━━━━━ DATA EXTRACT ━━━━━

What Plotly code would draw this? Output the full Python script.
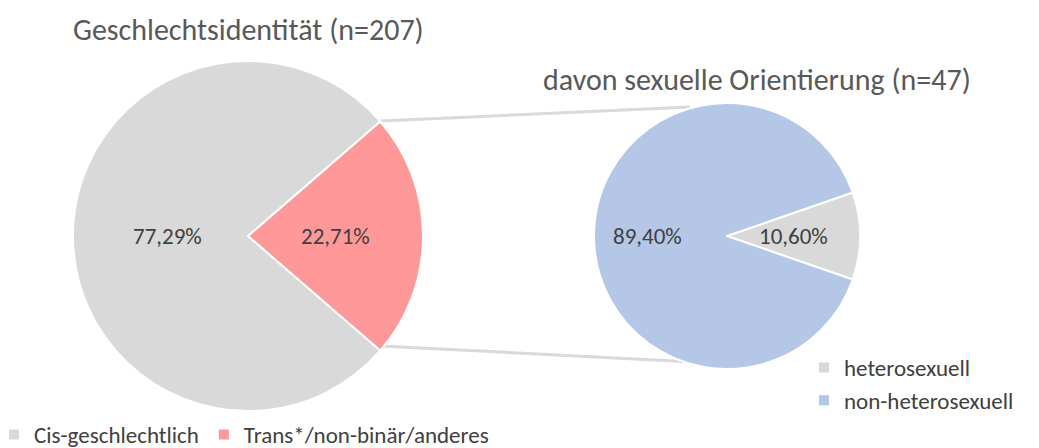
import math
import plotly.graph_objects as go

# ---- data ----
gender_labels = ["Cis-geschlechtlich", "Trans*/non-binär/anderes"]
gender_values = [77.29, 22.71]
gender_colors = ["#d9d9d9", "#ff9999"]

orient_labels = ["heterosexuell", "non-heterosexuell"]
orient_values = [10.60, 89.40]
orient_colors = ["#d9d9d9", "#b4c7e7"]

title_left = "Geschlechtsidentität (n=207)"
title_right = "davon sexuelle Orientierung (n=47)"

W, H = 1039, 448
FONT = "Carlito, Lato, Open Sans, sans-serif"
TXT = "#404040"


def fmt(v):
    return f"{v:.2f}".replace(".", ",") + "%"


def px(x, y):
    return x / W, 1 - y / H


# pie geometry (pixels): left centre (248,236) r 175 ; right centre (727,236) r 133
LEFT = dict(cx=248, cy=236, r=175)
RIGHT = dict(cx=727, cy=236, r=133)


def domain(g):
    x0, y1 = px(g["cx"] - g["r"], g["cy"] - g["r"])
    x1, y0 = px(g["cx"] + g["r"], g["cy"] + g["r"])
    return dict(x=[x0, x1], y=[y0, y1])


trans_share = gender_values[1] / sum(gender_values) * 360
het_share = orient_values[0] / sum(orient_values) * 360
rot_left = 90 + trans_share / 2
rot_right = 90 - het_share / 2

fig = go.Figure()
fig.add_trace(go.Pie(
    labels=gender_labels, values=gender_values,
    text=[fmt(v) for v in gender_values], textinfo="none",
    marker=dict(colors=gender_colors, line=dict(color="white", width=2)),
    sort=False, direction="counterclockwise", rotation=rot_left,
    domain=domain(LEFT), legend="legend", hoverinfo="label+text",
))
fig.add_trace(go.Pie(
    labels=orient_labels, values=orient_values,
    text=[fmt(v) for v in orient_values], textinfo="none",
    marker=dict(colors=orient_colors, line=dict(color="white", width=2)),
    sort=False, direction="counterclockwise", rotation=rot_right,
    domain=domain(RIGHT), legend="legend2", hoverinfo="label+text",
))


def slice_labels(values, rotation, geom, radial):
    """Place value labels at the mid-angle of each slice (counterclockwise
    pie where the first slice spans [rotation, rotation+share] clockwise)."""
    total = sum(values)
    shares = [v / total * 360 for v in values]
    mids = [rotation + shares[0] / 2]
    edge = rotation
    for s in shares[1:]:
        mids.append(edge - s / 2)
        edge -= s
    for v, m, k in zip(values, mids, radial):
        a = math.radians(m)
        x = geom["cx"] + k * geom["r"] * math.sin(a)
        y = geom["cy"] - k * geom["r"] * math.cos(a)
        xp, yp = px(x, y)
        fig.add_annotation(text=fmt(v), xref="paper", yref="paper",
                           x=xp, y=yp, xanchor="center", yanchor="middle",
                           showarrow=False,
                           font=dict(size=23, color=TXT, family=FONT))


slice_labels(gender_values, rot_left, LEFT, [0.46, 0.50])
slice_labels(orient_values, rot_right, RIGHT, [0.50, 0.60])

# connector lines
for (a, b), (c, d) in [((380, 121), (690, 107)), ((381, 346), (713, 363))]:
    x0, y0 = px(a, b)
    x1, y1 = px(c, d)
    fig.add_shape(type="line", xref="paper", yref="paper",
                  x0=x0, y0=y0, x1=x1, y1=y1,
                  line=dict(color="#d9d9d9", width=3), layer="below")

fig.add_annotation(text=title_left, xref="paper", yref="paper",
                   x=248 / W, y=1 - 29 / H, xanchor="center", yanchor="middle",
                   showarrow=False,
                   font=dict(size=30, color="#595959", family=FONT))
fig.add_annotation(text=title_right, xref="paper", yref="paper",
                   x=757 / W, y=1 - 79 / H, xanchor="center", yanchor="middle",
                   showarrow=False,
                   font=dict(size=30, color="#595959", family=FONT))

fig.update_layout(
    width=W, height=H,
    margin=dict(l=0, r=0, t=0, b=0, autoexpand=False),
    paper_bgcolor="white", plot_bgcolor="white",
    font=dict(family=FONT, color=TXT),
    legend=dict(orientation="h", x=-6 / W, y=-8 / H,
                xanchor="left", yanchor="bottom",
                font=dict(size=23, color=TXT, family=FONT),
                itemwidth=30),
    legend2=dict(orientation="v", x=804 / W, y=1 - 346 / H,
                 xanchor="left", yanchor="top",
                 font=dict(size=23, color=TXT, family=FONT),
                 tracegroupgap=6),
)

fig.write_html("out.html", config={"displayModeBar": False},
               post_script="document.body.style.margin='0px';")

━━━━━

• _INSTRUCTION_:
Write out again exactly the lines from the start of the data above through the line containing "rot_right = 90 - het_share / 2", inclusive, excluding any pictures.

• _EXERCISE RESULT_:
What Plotly code would draw this? Output the full Python script.
import math
import plotly.graph_objects as go

# ---- data ----
gender_labels = ["Cis-geschlechtlich", "Trans*/non-binär/anderes"]
gender_values = [77.29, 22.71]
gender_colors = ["#d9d9d9", "#ff9999"]

orient_labels = ["heterosexuell", "non-heterosexuell"]
orient_values = [10.60, 89.40]
orient_colors = ["#d9d9d9", "#b4c7e7"]

title_left = "Geschlechtsidentität (n=207)"
title_right = "davon sexuelle Orientierung (n=47)"

W, H = 1039, 448
FONT = "Carlito, Lato, Open Sans, sans-serif"
TXT = "#404040"


def fmt(v):
    return f"{v:.2f}".replace(".", ",") + "%"


def px(x, y):
    return x / W, 1 - y / H


# pie geometry (pixels): left centre (248,236) r 175 ; right centre (727,236) r 133
LEFT = dict(cx=248, cy=236, r=175)
RIGHT = dict(cx=727, cy=236, r=133)


def domain(g):
    x0, y1 = px(g["cx"] - g["r"], g["cy"] - g["r"])
    x1, y0 = px(g["cx"] + g["r"], g["cy"] + g["r"])
    return dict(x=[x0, x1], y=[y0, y1])


trans_share = gender_values[1] / sum(gender_values) * 360
het_share = orient_values[0] / sum(orient_values) * 360
rot_left = 90 + trans_share / 2
rot_right = 90 - het_share / 2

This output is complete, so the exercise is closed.